Paper Title
UNDERSTANDING THE HIGH FAILURE RATE IN THE FOREX MARKET

Abstract
Abstract - The forex market, characterised by its high liquidity and accessibility, has witnessed a notable discrepancy between its potential for profit and the actual success rate of traders. This research aims to dissect the underlying reasons behind the prevalent failures in forex trading. Through a comprehensive analysis of empirical data, behavioural psychology, and market dynamics, this study seeks to shed light on the key factors contributing to traders' suboptimal performance. Utilising a combination of quantitative data and qualitative interviews with experienced traders, this research identifies several critical elements influencing traders' outcomes.
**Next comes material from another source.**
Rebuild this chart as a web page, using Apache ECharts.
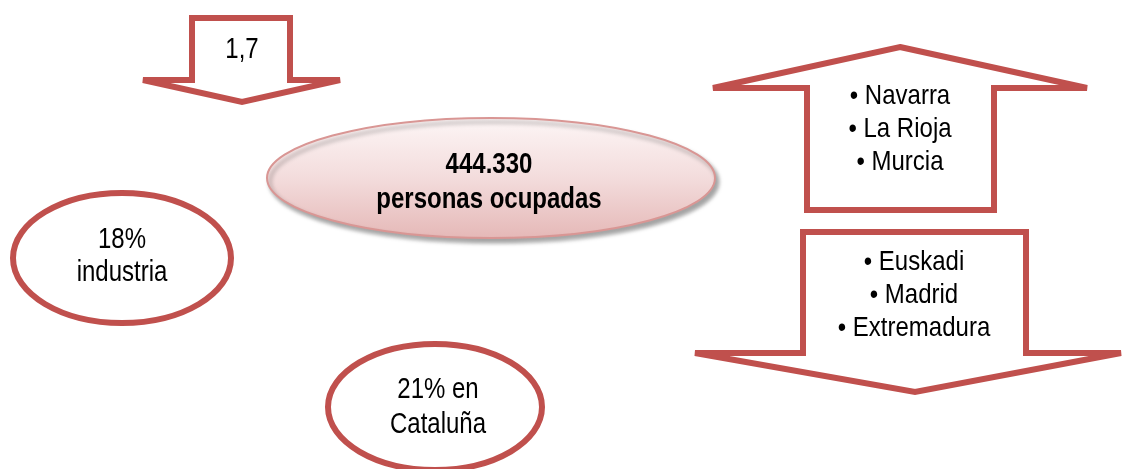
<!DOCTYPE html>
<html>
<head>
<meta charset="utf-8">
<script src="https://cdn.jsdelivr.net/npm/echarts@6/dist/echarts.min.js"></script>
<style>
html, body { margin: 0; padding: 0; background: #fff; }
#main { width: 1124px; height: 469px; }
</style>
</head>
<body>
<div id="main"></div>
<script>
// textos del esquema
var totalOcupados = ['444.330', 'personas ocupadas'];
var flechaValor = ['1,7'];
var industria = ['18%', 'industria'];
var cataluna = ['21% en', 'Cataluña'];
var regionesSuben = ['• Navarra', '• La Rioja', '• Murcia'];
var regionesBajan = ['• Euskadi', '• Madrid', '• Extremadura'];

var rojo = '#C0504D';
var fuente = '"Liberation Sans", Arial, sans-serif';

// lineas de texto centradas (un poco estiradas en vertical como el original)
function lineas(arr, cx, cy0, paso, size, weight, sy) {
	var out = [];
	for (var i = 0; i < arr.length; i++) {
		out.push({
			type: 'text',
			z: 10,
			x: cx,
			y: cy0 + i * paso,
			scaleY: sy || 1.15,
			style: {
				text: arr[i],
				x: 0,
				y: 0,
				align: 'center',
				verticalAlign: 'middle',
				fill: '#000',
				font: (weight || 'normal') + ' ' + size + 'px ' + fuente
			}
		});
	}
	return out;
}

function flecha(points) {
	return {
		type: 'polygon',
		shape: { points: points },
		style: { fill: '#fff', stroke: rojo, lineWidth: 6, lineJoin: 'miter', miterLimit: 2 }
	};
}

function elipse(cx, cy, rx, ry) {
	return {
		type: 'ellipse',
		shape: { cx: cx, cy: cy, rx: rx, ry: ry },
		style: { fill: '#fff', stroke: rojo, lineWidth: 6 }
	};
}

var elementos = [];
// flecha pequeña hacia abajo
elementos.push(flecha([[192, 18], [290, 18], [290, 80], [340, 80], [242, 102], [143, 80], [192, 80]]));
// flecha hacia arriba
elementos.push(flecha([[900, 47], [1087, 88], [994, 88], [994, 210], [807, 210], [807, 88], [713, 88]]));
// flecha grande hacia abajo
elementos.push(flecha([[803, 232], [1026, 232], [1026, 353], [1121, 353], [915, 392], [695, 353], [803, 353]]));
// elipses
elementos.push(elipse(122, 258, 109, 65));
elementos.push(elipse(435, 407, 107, 63));
// elipse central con degradado y sombra
elementos.push({
	type: 'ellipse',
	shape: { cx: 491, cy: 178, rx: 224, ry: 60 },
	style: {
		fill: new echarts.graphic.LinearGradient(0, 0, 0, 1, [
			{ offset: 0, color: '#fdf6f6' },
			{ offset: 0.5, color: '#f3dcdc' },
			{ offset: 1, color: '#e5b8b7' }
		]),
		stroke: '#d99694',
		lineWidth: 2,
		shadowColor: 'rgba(0,0,0,0.35)',
		shadowBlur: 4,
		shadowOffsetX: 3,
		shadowOffsetY: 4
	}
});

elementos = elementos
	.concat(lineas(flechaValor, 242, 50, 0, 24, 'normal', 1.2))
	.concat(lineas(totalOcupados, 489, 165, 35, 24, 'bold', 1.25))
	.concat(lineas(industria, 122, 240, 33, 24, 'normal', 1.25))
	.concat(lineas(cataluna, 438, 390, 35, 24, 'normal', 1.25))
	.concat(lineas(regionesSuben, 900, 97, 33, 24, 'normal', 1.12))
	.concat(lineas(regionesBajan, 914, 263, 33, 24, 'normal', 1.12));

var myChart = echarts.init(document.getElementById('main'));
myChart.setOption({
	animation: false,
	graphic: elementos
});
</script>
</body>
</html>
These include inadequate risk management strategies, emotional biases, overleveraging, and a lack of comprehensive education and training. Additionally, the study examines external factors such as market volatility, geopolitical events, and regulatory frameworks that can significantly impact trading success. Furthermore, this research seeks to explore potential interventions and strategies to mitigate the identified challenges. By offering practical insights and recommendations, this study aims to provide aspiring forex traders with a more great understanding of the market, ultimately fostering a greater likelihood of sustained success. Keywords - Forex Market, Trading Failure, Risk Management, Emotional Biases, Market Dynamics, Trader Education, Intervention Strategies.